A case where this is more serious can be found in Final Fantasy Tactics Advance. The American version removes Cid's alcohol problem, changing him from drunkenly oblivious to "crying in the gutters." The scene still makes sense since Cid's alcoholism was brought on by his inability to get over his wife's death, but it makes his boss look like a real asshole in the English version for yelling at a grieving man for crying.
Dragon Power made only a weak effort to cover up its origins as a Dragon BallLicensed Game. Players familiar with Dragon Ball (which wasn't released in the U.S. until later) can still recognize, for instance, the Turtle Hermit as Master Roshi. In this version, the Hermit insists that Nora (i.e. Bulma) give him her "sandwich," which looks suspiciously like a pair of panties flipped upside down. So, is that what he calls it?
In the Japanese, French, and German versions of The Legend of Zelda: Link's Awakening, the mermaid's missing item is a bikini top, but the American release changed it to a necklace. So, she was topless the whole time now.
Also, the hippo who tells you to go away was actually a nude model posing in a painting.

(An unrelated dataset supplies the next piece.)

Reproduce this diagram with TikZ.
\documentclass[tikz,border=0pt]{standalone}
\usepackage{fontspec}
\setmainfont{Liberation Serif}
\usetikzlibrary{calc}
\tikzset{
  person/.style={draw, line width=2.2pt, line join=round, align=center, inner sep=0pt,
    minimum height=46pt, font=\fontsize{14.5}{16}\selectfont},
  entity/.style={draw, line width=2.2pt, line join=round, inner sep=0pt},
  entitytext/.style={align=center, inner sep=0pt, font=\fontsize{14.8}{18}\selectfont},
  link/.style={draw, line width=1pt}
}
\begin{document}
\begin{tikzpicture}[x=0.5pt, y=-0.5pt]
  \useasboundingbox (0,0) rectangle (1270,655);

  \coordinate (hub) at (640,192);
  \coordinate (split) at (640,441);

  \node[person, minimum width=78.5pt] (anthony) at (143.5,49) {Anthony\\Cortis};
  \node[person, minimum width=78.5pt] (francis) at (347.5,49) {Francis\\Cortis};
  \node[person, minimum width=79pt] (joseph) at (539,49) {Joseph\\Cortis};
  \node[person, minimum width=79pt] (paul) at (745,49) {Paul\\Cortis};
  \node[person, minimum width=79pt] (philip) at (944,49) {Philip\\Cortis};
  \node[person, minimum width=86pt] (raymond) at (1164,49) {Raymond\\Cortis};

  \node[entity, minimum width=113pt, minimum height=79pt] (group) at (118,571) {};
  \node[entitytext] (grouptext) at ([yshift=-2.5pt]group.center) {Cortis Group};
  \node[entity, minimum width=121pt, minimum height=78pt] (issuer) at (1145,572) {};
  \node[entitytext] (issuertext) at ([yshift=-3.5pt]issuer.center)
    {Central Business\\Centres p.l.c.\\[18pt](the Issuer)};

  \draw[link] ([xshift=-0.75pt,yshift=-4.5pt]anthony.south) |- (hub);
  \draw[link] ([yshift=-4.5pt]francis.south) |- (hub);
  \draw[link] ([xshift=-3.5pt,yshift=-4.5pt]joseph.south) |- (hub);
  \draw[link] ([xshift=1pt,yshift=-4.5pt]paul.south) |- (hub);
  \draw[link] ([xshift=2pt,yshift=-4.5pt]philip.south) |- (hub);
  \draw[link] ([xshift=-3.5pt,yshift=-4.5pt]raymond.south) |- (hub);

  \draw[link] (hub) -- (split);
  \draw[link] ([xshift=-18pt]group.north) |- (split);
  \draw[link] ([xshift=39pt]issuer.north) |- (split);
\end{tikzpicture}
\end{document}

In Persona 4 (and other entries in the series), the translators kept the Japanese Honorifics. However, they still changed how some characters address each-other. (In English, Yosuke calls Yukiko "Yukiko-san," while he calls her "Amagi-san" in Japanese.) While this causes enough changes in how some relationships can be perceived, it really comes through in Persona 4: Arena for those who are more savvy on how suffixes (and lack thereof) work. In Kanji's alternate ending, he requests that Naoto address him differently. In Japanese, Naoto addressed him as "Tatsumi-kun" and was the only one to still call him by his surname, so Kanji asked Naoto call him by his first name (as "Kanji-kun") instead. In English, Naoto always addresses Kanji as "Kanji-kun," so the only direction they had to go was to drop the suffix entirely. Usually, only family, really close friends or lovers address each-other without suffixes. So what was originally meant to be a friendship upgrade got changed to what could easily be mistaken for a confession.... which was accepted.
Of course, this only adds another layer of confusion, as Kanji says Naoto's the only one who is formal enough to use an honorific with him, which makes one question his relationship with everyone else on the team.

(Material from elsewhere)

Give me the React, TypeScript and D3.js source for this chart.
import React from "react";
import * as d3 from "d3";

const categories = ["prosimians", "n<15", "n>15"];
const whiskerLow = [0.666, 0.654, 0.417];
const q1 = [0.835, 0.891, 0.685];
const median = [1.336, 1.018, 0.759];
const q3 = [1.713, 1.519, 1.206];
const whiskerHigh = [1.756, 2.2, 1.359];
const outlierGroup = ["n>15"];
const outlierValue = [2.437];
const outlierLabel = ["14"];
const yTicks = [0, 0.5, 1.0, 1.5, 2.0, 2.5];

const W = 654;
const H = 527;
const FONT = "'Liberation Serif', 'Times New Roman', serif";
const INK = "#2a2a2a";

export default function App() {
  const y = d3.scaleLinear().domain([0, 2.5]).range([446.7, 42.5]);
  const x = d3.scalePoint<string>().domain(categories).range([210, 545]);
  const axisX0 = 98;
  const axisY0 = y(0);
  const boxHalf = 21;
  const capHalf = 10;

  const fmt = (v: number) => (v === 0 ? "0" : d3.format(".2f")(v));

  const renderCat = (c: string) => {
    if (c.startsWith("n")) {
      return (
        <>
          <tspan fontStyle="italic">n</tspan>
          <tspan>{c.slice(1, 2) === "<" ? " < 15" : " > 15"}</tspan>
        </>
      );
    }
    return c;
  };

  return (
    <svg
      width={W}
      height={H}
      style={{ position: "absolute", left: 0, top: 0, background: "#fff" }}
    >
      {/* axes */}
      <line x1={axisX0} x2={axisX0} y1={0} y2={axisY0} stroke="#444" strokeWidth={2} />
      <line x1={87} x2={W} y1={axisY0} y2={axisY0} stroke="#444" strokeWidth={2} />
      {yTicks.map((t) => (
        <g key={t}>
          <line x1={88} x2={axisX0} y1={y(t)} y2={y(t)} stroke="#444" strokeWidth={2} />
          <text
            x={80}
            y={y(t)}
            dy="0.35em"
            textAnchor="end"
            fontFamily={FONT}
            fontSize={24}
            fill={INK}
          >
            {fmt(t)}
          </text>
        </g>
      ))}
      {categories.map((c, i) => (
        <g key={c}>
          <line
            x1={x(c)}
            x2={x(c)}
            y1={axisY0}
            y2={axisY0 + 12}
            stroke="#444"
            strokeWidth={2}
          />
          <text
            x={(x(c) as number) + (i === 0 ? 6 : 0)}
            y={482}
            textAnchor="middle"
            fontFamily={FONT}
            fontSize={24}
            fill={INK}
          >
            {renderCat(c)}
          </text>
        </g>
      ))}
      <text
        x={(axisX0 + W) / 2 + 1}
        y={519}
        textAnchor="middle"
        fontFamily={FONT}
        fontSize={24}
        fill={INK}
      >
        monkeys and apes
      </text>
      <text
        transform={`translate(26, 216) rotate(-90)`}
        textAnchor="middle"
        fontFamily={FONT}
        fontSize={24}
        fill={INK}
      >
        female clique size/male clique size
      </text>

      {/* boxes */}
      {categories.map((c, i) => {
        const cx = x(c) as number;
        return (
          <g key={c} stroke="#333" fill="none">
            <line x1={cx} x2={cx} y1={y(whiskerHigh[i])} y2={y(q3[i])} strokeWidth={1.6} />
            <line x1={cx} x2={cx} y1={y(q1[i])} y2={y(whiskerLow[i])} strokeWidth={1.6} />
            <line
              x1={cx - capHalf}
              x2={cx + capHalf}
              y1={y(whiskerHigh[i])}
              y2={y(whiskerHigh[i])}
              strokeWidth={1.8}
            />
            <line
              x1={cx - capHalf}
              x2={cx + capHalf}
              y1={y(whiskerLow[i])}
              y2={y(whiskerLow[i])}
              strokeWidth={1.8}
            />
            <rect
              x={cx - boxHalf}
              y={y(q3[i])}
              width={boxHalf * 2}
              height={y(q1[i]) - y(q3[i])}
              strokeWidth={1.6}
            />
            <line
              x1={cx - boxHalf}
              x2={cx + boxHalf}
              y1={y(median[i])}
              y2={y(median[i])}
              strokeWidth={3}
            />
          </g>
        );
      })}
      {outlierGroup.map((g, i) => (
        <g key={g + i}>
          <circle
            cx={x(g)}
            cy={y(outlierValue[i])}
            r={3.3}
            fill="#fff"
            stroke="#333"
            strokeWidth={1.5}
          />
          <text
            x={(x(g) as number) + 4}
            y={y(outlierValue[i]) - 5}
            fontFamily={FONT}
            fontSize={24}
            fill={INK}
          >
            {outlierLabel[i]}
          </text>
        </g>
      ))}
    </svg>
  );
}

A translation error in the original release of the Mother3 fan translation essentially took one of Abbey's lines from after Abbot explains where her head injury came from ("There never used to be any creatures like that before that were so hard to describe. These things were all fly-y, mousey, buggy, and bitey.") and added some Domestic Abuse subtext ("There was no bizarre creature. It didn’t fly. It wasn’t mousey. It wasn’t buggy. It didn’t bite me.") that wasn't in the original script.
Fire Emblem Awakening's DLC was censored for the American release; a shot of a female character (the local Hot Witch Tharja) trying on a swimsuit with her butt pointed at the camera had the butt partially covered with a curtain. "Partially" is the key word here; many have pointed out that they find the censored image more suggestive, since with the bikini bottom covered up it draws more attention to the part of Tharja's butt that you can see, and makes her look like she's either not wearing anything at all down there or getting ready to remove what little clothing she's wearing.

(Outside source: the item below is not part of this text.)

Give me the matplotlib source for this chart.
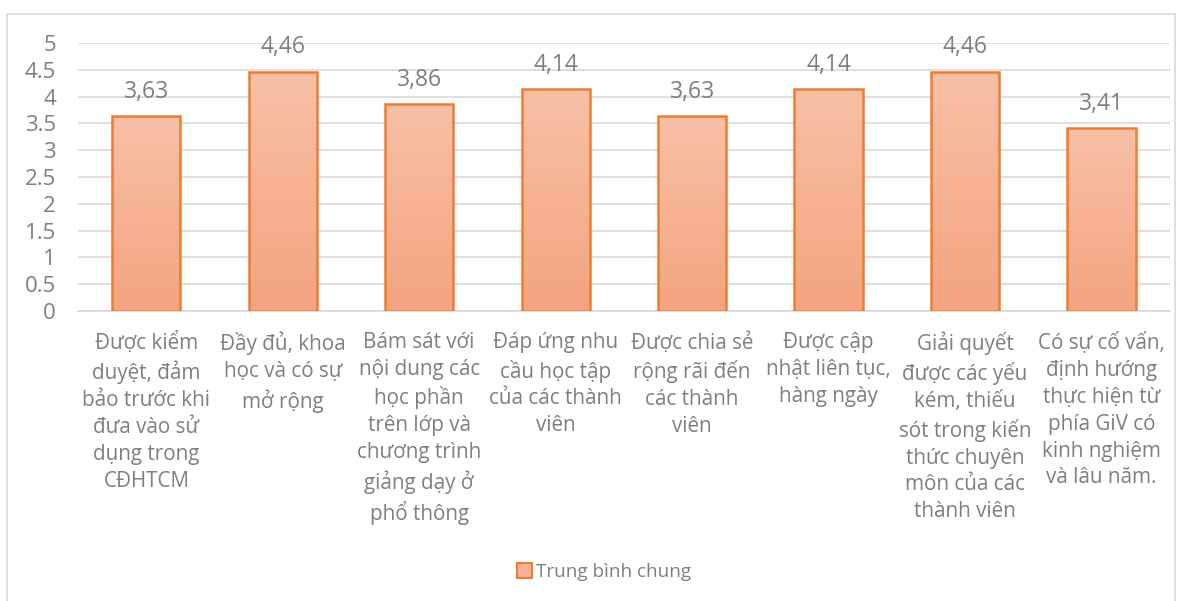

In the latter episodes of the first animated series of Teenage Mutant Ninja Turtles Michelangelo's Nunchucks were considered "too violent" by the UK (who also changed the name of the show to Teenage Mutant Hero Turtles as the word "ninja" had connotations of assassinations and UK censors did not want children to think that killing is cool) and in a severe case of Fridge Logic Mike's nunchucks were replaced with a grappling hook. Apparently its way too savage to whack someone with a Nunchuck but impaling them with the hooks of a grappling hook is A-OK. Needless to say Leonardo and Raphael were apparently lucky that nobody noticed on how they use bladed weapons. note This might be something to do with the fact that while bladed weapons can't be sold to minors under British law, stuff like nunchucks were in a bit of a grey area at the time, and the "Don't Try This at Home" disclaimer rarely if ever works on teenagers.
"Human Again", an originally Cut Song from Disney's Beauty and the Beast, has Mrs. Potts noting that Lumiere's impending return to humanity should "cause several husbands alarm". In the Norwegian dub, the writers seemingly ignored that figures of speech don't always translate well: with most of the original wording intact, the line changes meaning and only makes sense if Mrs. Potts is speaking as Lumiere's wife. The context does not help, as it is spoken just before he laughingly whisks her away.
There's an episode of Chowder in which our title-character really has to pee. Many crude but innocent jokes follow. Now, for some reason, when it got dubbed into Hungarian, they translated the "go" part of "go to the toilet" as "elmenni", which means just that (to go [away]). However the correct phrase would have been "kimenni" (to go out), since "elmenni" has another, drastically different meaning in Hungarian: namely, "to come" (yes, the opposite of "go"). The voice actors obviously saw through this blooper, as you can tell by the peculiar way they stress the word.
Mung: Did you COME? Chowder: No.
Another example from a Hungarian dub, this time from Regular Show. "Punchies", the punching game that the characters often engage in to settle minor disputes, as well as just plain old punching is consistently translated as "öklözés" — fisting. If viewers happen to miss the part when the characters are shown punching each other, and only hear them talking about fisting, what a good fister Mordecai is and how Rigby doesn't like being fisted... it can lead to confused faces. Or not, given the nature of the show.